* BEGIN THE RECORDS *

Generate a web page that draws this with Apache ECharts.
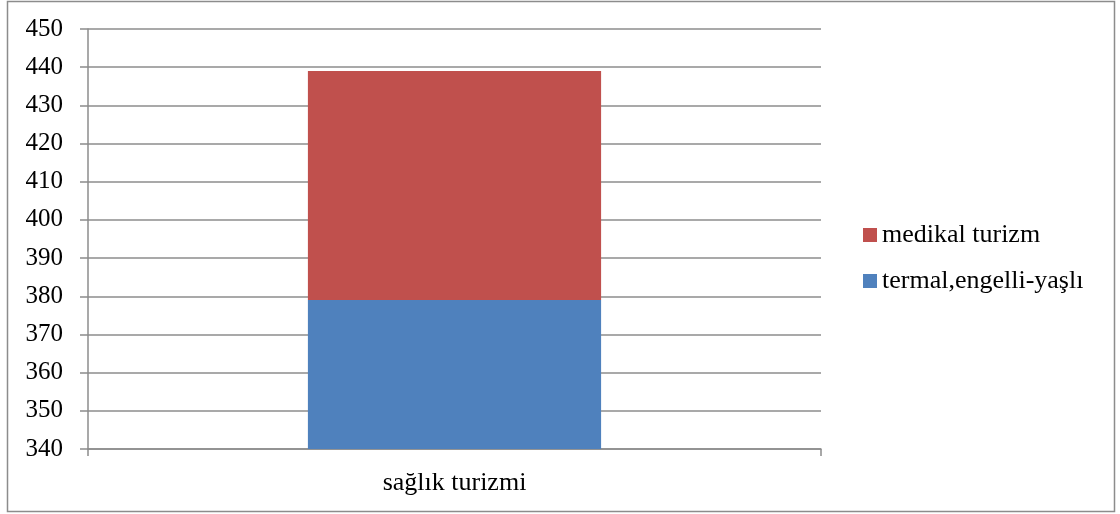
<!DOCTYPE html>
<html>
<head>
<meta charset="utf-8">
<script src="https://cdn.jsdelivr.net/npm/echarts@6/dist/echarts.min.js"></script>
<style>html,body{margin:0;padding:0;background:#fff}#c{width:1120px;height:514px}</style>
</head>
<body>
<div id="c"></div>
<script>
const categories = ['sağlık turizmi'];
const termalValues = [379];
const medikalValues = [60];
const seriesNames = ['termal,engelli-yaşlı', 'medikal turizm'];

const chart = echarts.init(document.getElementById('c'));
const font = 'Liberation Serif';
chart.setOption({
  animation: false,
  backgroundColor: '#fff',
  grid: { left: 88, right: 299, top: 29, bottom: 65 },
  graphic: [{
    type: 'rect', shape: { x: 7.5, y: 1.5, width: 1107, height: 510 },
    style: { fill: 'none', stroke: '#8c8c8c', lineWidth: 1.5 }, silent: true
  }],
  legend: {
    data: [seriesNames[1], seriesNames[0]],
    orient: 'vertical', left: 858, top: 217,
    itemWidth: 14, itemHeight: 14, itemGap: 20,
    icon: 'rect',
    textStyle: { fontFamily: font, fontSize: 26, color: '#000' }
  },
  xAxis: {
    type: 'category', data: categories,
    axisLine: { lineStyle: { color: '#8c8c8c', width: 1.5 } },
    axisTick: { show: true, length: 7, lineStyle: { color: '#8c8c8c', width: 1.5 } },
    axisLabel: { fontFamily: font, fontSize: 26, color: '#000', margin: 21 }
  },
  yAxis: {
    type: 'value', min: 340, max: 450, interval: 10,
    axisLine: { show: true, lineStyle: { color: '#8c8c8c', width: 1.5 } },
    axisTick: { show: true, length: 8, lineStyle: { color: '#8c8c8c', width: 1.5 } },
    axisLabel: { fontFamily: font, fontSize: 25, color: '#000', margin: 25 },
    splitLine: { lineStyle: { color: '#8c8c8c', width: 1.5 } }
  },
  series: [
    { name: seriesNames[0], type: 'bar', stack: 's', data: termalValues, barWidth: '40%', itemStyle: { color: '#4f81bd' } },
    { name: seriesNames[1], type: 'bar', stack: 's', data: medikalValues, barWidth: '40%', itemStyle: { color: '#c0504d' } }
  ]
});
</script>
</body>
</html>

* END THE RECORDS *
* BEGIN THE RECORDS *

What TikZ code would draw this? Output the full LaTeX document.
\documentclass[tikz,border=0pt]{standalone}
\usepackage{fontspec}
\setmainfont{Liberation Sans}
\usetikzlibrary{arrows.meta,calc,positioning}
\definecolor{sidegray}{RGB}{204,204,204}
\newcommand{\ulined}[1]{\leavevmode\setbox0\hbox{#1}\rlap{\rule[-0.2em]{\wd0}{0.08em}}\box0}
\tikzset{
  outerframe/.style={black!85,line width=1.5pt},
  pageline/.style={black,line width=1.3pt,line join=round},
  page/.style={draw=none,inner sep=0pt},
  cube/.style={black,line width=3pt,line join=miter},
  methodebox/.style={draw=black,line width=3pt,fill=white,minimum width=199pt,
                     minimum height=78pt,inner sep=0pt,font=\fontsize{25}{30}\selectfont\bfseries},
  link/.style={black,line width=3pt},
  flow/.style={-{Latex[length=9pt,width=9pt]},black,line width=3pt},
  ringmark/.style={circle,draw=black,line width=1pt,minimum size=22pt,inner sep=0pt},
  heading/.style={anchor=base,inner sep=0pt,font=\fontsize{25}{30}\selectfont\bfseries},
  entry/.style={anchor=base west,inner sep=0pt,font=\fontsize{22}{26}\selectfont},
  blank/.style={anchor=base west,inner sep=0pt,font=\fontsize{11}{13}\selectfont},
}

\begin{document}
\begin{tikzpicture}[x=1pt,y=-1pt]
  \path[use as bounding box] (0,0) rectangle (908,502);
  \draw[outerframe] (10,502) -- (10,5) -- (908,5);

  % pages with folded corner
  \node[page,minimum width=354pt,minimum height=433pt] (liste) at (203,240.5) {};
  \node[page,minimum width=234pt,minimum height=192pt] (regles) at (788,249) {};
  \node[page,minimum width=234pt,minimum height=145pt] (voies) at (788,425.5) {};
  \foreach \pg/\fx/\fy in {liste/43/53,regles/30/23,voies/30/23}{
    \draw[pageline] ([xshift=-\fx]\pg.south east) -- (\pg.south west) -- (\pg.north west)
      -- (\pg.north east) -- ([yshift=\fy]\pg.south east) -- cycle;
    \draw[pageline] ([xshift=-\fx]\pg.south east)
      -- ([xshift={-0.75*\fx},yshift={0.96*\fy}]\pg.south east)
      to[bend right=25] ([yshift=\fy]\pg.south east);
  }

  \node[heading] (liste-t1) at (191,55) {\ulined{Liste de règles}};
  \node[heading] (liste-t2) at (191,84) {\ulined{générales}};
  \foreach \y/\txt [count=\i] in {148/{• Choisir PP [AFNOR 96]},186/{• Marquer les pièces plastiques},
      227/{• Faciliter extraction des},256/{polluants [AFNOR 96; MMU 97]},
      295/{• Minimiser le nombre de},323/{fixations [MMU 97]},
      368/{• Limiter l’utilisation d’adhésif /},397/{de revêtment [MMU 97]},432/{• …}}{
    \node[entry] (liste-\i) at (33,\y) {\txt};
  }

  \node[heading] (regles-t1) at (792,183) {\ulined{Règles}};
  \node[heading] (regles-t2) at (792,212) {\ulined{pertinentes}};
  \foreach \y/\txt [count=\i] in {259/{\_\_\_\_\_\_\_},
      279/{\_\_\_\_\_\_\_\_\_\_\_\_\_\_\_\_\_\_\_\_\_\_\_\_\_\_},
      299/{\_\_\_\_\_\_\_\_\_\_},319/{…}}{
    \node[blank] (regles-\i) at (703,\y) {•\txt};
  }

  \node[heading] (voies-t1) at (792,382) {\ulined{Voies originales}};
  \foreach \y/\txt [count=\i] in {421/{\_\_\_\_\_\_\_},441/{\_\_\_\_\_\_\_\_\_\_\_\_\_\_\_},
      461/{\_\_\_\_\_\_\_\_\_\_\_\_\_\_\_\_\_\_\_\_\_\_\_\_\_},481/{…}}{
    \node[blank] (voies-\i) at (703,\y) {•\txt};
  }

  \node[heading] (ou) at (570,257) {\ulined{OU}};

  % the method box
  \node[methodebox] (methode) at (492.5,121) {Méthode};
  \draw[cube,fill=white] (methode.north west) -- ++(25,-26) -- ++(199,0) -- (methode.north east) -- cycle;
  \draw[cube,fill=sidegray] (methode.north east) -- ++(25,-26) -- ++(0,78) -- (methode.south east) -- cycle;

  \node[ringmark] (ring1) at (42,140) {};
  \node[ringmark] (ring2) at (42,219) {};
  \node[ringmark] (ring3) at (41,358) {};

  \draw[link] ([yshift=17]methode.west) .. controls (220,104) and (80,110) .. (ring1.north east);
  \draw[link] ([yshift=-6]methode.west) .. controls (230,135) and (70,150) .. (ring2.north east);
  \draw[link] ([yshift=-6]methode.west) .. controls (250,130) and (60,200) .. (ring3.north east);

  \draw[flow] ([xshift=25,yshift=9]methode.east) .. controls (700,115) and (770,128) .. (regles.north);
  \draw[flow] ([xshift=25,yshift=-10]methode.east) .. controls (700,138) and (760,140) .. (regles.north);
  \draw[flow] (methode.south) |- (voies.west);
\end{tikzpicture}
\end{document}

* END THE RECORDS *
* BEGIN THE RECORDS *

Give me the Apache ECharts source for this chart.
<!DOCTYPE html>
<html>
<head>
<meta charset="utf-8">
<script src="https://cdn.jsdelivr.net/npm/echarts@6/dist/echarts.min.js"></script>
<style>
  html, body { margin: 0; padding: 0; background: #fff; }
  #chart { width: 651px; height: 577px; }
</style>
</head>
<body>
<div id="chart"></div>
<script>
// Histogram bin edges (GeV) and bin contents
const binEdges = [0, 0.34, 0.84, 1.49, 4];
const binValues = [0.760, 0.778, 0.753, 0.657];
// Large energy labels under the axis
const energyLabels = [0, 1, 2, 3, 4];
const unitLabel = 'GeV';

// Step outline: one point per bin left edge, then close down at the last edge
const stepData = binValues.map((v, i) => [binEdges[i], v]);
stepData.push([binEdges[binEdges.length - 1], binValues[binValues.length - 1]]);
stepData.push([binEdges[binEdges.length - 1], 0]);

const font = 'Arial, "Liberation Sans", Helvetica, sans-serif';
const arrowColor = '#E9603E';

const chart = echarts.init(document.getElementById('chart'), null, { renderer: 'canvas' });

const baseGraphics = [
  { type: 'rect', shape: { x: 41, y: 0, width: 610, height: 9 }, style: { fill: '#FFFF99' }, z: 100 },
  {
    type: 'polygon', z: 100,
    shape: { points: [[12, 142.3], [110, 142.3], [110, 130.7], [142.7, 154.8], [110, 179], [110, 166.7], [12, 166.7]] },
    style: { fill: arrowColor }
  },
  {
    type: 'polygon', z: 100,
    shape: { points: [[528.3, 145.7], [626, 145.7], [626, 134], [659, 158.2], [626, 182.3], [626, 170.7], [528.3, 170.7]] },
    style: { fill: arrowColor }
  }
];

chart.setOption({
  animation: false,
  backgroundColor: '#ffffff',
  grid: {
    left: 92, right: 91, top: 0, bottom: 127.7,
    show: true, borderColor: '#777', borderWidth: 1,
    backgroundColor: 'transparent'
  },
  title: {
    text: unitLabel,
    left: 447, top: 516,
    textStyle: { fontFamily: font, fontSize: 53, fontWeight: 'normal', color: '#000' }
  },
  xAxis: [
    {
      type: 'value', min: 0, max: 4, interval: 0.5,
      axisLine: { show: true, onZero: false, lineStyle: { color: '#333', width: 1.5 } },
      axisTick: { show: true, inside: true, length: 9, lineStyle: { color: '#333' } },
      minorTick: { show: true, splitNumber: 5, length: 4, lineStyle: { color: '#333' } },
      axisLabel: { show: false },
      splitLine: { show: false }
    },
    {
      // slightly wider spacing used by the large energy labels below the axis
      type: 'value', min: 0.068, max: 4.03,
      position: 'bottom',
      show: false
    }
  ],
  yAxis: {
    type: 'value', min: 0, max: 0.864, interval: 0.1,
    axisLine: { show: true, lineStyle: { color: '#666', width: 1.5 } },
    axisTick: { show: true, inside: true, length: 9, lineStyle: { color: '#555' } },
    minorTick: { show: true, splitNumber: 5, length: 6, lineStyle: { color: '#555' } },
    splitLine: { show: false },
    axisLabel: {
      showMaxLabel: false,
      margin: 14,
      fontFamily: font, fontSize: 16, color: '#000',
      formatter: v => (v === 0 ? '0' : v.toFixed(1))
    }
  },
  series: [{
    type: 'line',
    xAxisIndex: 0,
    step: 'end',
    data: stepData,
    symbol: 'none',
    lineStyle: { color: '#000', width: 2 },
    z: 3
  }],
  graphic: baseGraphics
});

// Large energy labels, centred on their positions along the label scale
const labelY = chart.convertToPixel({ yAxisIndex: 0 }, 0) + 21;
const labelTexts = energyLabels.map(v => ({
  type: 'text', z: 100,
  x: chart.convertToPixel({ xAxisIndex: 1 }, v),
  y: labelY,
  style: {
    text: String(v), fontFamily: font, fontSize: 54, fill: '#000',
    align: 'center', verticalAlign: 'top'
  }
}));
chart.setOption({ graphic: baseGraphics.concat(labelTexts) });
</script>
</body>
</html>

* END THE RECORDS *

### EXERCISE GOAL
Write out word for word the lines above that run from the one with "Generate a web" to the one with "const seriesNames = ['termal,engelli-yaşlı', 'medikal". Include both end lines; exclude the images.

### SOLUTION TO THIS PROBLEM
Generate a web page that draws this with Apache ECharts.
<!DOCTYPE html>
<html>
<head>
<meta charset="utf-8">
<script src="https://cdn.jsdelivr.net/npm/echarts@6/dist/echarts.min.js"></script>
<style>html,body{margin:0;padding:0;background:#fff}#c{width:1120px;height:514px}</style>
</head>
<body>
<div id="c"></div>
<script>
const categories = ['sağlık turizmi'];
const termalValues = [379];
const medikalValues = [60];
const seriesNames = ['termal,engelli-yaşlı', 'medikal turizm'];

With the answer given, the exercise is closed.